** start of DATASET EXCERPT **
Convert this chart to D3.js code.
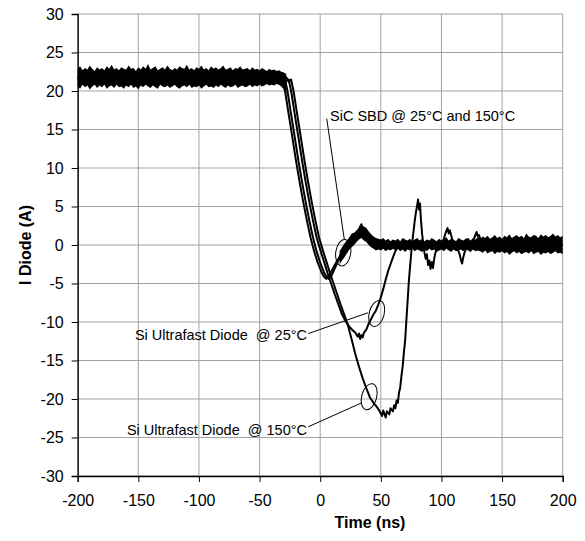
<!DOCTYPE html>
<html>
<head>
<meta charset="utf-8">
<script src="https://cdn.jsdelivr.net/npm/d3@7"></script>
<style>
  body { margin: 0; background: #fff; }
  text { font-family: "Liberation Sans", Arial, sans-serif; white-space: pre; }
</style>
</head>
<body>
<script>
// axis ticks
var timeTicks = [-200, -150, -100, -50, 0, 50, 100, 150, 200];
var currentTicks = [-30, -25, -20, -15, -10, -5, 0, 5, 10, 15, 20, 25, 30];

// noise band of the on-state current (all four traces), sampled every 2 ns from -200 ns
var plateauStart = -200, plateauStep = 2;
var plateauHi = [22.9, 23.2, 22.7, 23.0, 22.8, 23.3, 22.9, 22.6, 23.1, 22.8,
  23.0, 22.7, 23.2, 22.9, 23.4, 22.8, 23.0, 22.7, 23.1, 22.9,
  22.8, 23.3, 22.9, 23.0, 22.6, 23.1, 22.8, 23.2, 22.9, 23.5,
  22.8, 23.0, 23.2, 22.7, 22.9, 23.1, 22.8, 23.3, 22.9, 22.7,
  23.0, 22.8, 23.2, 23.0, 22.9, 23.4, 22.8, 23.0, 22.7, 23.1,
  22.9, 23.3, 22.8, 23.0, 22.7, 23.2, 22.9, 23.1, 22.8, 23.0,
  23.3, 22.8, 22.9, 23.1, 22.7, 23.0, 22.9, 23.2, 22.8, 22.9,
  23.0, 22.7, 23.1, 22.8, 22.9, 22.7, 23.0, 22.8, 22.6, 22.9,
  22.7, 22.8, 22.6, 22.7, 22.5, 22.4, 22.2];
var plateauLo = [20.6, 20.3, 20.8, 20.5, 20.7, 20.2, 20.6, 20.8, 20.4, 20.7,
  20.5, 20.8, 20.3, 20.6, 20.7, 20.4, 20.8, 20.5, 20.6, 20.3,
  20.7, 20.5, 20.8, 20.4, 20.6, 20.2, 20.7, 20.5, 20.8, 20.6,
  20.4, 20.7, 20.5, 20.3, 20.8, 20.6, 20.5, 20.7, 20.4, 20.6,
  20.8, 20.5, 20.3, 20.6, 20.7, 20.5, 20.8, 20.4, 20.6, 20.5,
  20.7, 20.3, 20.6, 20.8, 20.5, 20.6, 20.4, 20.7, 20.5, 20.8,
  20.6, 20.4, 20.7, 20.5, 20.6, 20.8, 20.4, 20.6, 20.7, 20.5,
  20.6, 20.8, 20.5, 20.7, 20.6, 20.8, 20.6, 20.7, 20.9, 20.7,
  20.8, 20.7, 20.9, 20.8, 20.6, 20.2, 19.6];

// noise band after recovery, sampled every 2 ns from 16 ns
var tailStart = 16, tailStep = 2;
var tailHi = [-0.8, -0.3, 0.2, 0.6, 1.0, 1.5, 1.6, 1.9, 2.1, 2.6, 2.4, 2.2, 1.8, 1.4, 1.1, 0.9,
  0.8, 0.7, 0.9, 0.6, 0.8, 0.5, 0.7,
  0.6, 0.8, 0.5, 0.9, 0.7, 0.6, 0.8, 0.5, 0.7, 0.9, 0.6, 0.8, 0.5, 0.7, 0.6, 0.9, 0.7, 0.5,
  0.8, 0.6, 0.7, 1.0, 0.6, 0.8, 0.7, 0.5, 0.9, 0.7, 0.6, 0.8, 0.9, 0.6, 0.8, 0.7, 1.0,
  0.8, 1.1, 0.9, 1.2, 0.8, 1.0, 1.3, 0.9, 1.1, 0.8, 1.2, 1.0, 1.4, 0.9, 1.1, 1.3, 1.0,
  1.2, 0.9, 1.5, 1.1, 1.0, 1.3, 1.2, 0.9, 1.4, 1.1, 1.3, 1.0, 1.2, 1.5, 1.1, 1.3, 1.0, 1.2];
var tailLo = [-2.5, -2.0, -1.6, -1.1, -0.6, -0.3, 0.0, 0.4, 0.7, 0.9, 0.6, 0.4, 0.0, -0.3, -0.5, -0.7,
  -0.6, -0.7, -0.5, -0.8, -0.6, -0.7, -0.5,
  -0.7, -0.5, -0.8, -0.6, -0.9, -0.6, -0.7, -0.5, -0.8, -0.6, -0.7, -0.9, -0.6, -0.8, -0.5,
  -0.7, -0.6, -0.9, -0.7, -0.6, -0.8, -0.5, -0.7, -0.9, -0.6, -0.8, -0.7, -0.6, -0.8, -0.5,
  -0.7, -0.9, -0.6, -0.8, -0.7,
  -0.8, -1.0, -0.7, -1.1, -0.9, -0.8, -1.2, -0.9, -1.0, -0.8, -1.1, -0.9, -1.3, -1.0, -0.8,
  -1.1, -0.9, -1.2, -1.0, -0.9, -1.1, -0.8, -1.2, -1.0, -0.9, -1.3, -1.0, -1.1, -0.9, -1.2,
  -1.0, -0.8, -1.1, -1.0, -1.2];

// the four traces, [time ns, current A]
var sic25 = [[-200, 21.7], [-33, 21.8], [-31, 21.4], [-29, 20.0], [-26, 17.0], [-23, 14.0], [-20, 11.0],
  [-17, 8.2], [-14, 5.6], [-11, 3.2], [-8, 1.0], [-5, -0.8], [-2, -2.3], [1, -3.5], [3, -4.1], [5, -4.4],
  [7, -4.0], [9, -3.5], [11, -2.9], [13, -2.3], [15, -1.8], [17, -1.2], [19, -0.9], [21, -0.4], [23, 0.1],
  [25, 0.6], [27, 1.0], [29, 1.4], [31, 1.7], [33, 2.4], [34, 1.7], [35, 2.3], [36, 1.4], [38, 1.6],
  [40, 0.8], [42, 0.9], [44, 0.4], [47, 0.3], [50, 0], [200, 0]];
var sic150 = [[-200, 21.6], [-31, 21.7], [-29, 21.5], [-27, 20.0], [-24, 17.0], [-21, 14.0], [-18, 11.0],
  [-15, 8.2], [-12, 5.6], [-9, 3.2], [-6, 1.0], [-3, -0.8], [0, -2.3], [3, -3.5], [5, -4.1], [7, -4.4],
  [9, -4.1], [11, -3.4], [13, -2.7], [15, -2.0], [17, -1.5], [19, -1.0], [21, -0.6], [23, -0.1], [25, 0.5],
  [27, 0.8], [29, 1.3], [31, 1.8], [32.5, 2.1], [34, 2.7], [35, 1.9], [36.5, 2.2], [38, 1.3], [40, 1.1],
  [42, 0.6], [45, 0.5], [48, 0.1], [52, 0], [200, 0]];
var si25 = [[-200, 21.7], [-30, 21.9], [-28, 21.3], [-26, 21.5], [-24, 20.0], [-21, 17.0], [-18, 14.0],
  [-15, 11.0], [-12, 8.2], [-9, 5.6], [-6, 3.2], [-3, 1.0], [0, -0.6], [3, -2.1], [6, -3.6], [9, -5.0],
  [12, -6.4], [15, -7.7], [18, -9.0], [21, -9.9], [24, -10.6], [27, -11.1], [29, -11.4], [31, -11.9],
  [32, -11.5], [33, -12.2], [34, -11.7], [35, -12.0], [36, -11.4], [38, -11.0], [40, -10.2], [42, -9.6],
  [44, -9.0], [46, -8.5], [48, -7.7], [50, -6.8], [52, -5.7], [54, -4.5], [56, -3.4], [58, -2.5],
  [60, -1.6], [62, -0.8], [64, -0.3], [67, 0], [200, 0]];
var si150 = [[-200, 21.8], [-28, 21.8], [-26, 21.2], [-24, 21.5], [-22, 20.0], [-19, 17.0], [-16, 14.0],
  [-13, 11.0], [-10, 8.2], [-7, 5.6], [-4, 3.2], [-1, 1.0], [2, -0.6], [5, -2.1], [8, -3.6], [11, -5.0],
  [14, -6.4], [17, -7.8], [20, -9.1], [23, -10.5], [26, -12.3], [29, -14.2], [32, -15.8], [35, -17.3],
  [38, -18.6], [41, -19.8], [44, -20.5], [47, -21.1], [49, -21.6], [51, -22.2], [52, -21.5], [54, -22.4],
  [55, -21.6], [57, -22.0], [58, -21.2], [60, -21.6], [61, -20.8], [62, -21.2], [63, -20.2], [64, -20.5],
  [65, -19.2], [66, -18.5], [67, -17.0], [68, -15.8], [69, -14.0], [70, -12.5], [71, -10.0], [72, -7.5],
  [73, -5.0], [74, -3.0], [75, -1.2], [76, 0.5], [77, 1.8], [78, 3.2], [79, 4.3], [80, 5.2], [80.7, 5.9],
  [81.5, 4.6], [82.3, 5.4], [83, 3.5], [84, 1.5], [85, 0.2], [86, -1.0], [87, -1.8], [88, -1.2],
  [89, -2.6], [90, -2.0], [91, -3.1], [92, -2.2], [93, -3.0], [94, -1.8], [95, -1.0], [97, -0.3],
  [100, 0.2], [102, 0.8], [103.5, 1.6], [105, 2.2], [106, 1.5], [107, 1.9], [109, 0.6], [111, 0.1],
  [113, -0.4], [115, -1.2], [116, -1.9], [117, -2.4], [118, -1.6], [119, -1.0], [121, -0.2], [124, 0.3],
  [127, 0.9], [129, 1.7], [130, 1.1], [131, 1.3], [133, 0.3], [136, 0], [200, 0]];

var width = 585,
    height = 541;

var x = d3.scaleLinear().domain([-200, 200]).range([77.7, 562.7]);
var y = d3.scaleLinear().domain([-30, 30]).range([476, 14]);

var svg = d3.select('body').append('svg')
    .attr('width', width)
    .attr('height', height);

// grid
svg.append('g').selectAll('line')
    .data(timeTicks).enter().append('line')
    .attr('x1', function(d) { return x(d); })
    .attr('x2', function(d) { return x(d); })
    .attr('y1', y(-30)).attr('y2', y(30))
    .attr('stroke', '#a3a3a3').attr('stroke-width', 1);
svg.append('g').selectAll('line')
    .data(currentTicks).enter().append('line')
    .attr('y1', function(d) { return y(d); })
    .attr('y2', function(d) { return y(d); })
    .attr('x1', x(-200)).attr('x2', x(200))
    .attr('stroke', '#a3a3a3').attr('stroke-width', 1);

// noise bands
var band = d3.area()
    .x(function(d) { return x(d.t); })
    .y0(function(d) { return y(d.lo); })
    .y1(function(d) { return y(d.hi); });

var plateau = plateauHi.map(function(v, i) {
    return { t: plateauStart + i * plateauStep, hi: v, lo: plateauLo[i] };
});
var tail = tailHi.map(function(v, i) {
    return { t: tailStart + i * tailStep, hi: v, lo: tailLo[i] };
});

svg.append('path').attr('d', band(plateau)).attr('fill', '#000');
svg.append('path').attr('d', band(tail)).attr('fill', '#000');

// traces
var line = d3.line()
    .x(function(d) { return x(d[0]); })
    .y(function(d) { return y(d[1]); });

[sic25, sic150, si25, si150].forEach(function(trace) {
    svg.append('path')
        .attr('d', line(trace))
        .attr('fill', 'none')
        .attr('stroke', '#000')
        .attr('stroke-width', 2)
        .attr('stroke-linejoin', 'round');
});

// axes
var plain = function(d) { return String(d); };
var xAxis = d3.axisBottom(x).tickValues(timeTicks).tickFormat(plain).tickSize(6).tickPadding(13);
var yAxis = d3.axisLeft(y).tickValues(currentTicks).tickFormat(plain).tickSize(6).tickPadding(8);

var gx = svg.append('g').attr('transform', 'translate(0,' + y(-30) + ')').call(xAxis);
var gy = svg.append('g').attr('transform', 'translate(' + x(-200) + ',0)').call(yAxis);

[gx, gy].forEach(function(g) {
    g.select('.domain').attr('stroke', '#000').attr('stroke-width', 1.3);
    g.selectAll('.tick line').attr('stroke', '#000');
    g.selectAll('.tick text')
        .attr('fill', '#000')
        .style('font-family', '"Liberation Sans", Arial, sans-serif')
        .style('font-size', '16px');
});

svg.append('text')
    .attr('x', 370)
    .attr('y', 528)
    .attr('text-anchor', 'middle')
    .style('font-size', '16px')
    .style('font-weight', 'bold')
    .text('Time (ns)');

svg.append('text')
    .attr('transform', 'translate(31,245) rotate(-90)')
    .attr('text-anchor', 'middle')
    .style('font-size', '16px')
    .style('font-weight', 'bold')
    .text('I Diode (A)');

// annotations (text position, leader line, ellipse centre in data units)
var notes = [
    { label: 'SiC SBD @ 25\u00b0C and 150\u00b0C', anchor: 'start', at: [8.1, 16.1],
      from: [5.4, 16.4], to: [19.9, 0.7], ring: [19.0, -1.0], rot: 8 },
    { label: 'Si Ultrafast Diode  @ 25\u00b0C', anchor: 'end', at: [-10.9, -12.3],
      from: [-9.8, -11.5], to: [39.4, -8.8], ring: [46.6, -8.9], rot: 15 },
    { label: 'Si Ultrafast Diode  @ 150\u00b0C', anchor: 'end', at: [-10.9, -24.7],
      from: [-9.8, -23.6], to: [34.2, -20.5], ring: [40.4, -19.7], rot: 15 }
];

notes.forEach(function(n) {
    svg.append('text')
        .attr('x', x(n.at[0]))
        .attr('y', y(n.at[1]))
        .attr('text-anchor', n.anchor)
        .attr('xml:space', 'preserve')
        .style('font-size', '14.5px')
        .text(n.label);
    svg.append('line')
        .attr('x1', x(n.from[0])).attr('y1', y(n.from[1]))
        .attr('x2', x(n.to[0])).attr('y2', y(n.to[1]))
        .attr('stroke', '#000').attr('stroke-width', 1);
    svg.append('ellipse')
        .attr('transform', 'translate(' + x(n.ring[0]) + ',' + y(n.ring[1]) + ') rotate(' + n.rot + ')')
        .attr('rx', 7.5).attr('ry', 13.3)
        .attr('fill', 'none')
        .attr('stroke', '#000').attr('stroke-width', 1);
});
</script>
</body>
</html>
** end of DATASET EXCERPT **
Leave out the pictures and restate, word for word, the lines from the top of the data through the line containing "20.8, 20.7, 20.9, 20.8, 20.6, 20.2, 19.6];", both included.

■ WORKED ANSWER:
Convert this chart to D3.js code.
<!DOCTYPE html>
<html>
<head>
<meta charset="utf-8">
<script src="https://cdn.jsdelivr.net/npm/d3@7"></script>
<style>
  body { margin: 0; background: #fff; }
  text { font-family: "Liberation Sans", Arial, sans-serif; white-space: pre; }
</style>
</head>
<body>
<script>
// axis ticks
var timeTicks = [-200, -150, -100, -50, 0, 50, 100, 150, 200];
var currentTicks = [-30, -25, -20, -15, -10, -5, 0, 5, 10, 15, 20, 25, 30];

// noise band of the on-state current (all four traces), sampled every 2 ns from -200 ns
var plateauStart = -200, plateauStep = 2;
var plateauHi = [22.9, 23.2, 22.7, 23.0, 22.8, 23.3, 22.9, 22.6, 23.1, 22.8,
  23.0, 22.7, 23.2, 22.9, 23.4, 22.8, 23.0, 22.7, 23.1, 22.9,
  22.8, 23.3, 22.9, 23.0, 22.6, 23.1, 22.8, 23.2, 22.9, 23.5,
  22.8, 23.0, 23.2, 22.7, 22.9, 23.1, 22.8, 23.3, 22.9, 22.7,
  23.0, 22.8, 23.2, 23.0, 22.9, 23.4, 22.8, 23.0, 22.7, 23.1,
  22.9, 23.3, 22.8, 23.0, 22.7, 23.2, 22.9, 23.1, 22.8, 23.0,
  23.3, 22.8, 22.9, 23.1, 22.7, 23.0, 22.9, 23.2, 22.8, 22.9,
  23.0, 22.7, 23.1, 22.8, 22.9, 22.7, 23.0, 22.8, 22.6, 22.9,
  22.7, 22.8, 22.6, 22.7, 22.5, 22.4, 22.2];
var plateauLo = [20.6, 20.3, 20.8, 20.5, 20.7, 20.2, 20.6, 20.8, 20.4, 20.7,
  20.5, 20.8, 20.3, 20.6, 20.7, 20.4, 20.8, 20.5, 20.6, 20.3,
  20.7, 20.5, 20.8, 20.4, 20.6, 20.2, 20.7, 20.5, 20.8, 20.6,
  20.4, 20.7, 20.5, 20.3, 20.8, 20.6, 20.5, 20.7, 20.4, 20.6,
  20.8, 20.5, 20.3, 20.6, 20.7, 20.5, 20.8, 20.4, 20.6, 20.5,
  20.7, 20.3, 20.6, 20.8, 20.5, 20.6, 20.4, 20.7, 20.5, 20.8,
  20.6, 20.4, 20.7, 20.5, 20.6, 20.8, 20.4, 20.6, 20.7, 20.5,
  20.6, 20.8, 20.5, 20.7, 20.6, 20.8, 20.6, 20.7, 20.9, 20.7,
  20.8, 20.7, 20.9, 20.8, 20.6, 20.2, 19.6];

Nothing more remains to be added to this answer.